Além disso, apoiou a criação do Movimento Laudato Si’, que hoje mobiliza católicos em ações concretas de cuidado ambiental em dezenas de países.
Um alerta final ao mundo

O Papa criticava a lentidão das políticas públicas e cobrava coragem dos líderes globais. Foto: João Ramid.
Em 2023, oito anos após Laudato Si’, o Papa publicou a exortação apostólica Laudate Deum. O tom era mais grave, quase desesperado. Francisco alertava que “ainda não estamos reagindo com suficiente seriedade” à emergência climática. Sem rodeios, criticava a lentidão das políticas públicas e cobrava coragem dos líderes globais.

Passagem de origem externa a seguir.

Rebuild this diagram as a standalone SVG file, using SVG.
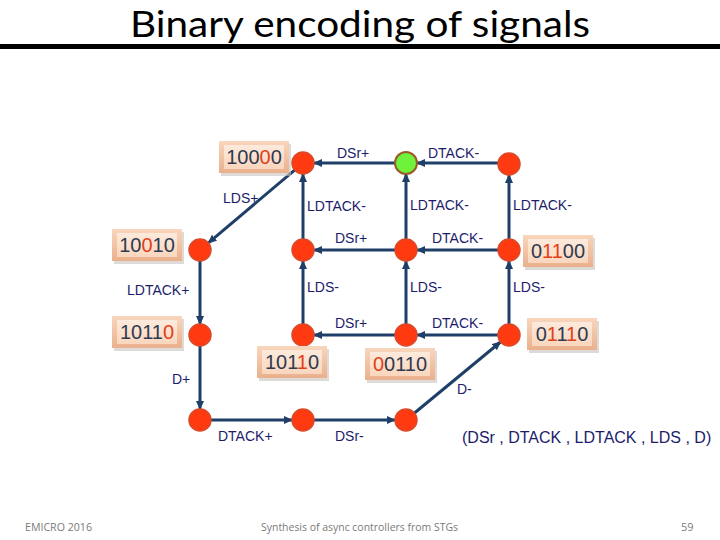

“Aqueles que pretendem ridicularizar este fato estão ignorando a realidade. Não há dúvida de que o impacto das mudanças climáticas será cada vez mais devastador”, escreveu.
Um legado vivo
Com sua morte, Francisco deixa um legado que ultrapassa as fronteiras da religião. A ecologia integral que defendeu aponta para uma mudança civilizatória baseada no respeito à vida, à terra e à justiça social. Sua voz seguirá viva entre jovens, cientistas, comunidades tradicionais e crentes que encontram, na fé e na razão, motivos para agir.
Para o Papa Francisco, ecologia integral significa compreender que tudo está conectado o meio ambiente, a sociedade, a economia, a cultura e a vida espiritual. Não existe separação entre cuidar da natureza e cuidar das pessoas, especialmente os pobres e os mais vulneráveis.
Na Praça de São Pedro, onde agora se reúnem fiéis para se despedir do pontífice, ecoam não só orações, mas também a esperança de que o próximo Papa mantenha acesa a chama da conversão ecológica. O mundo está em luto e a natureza em silêncio.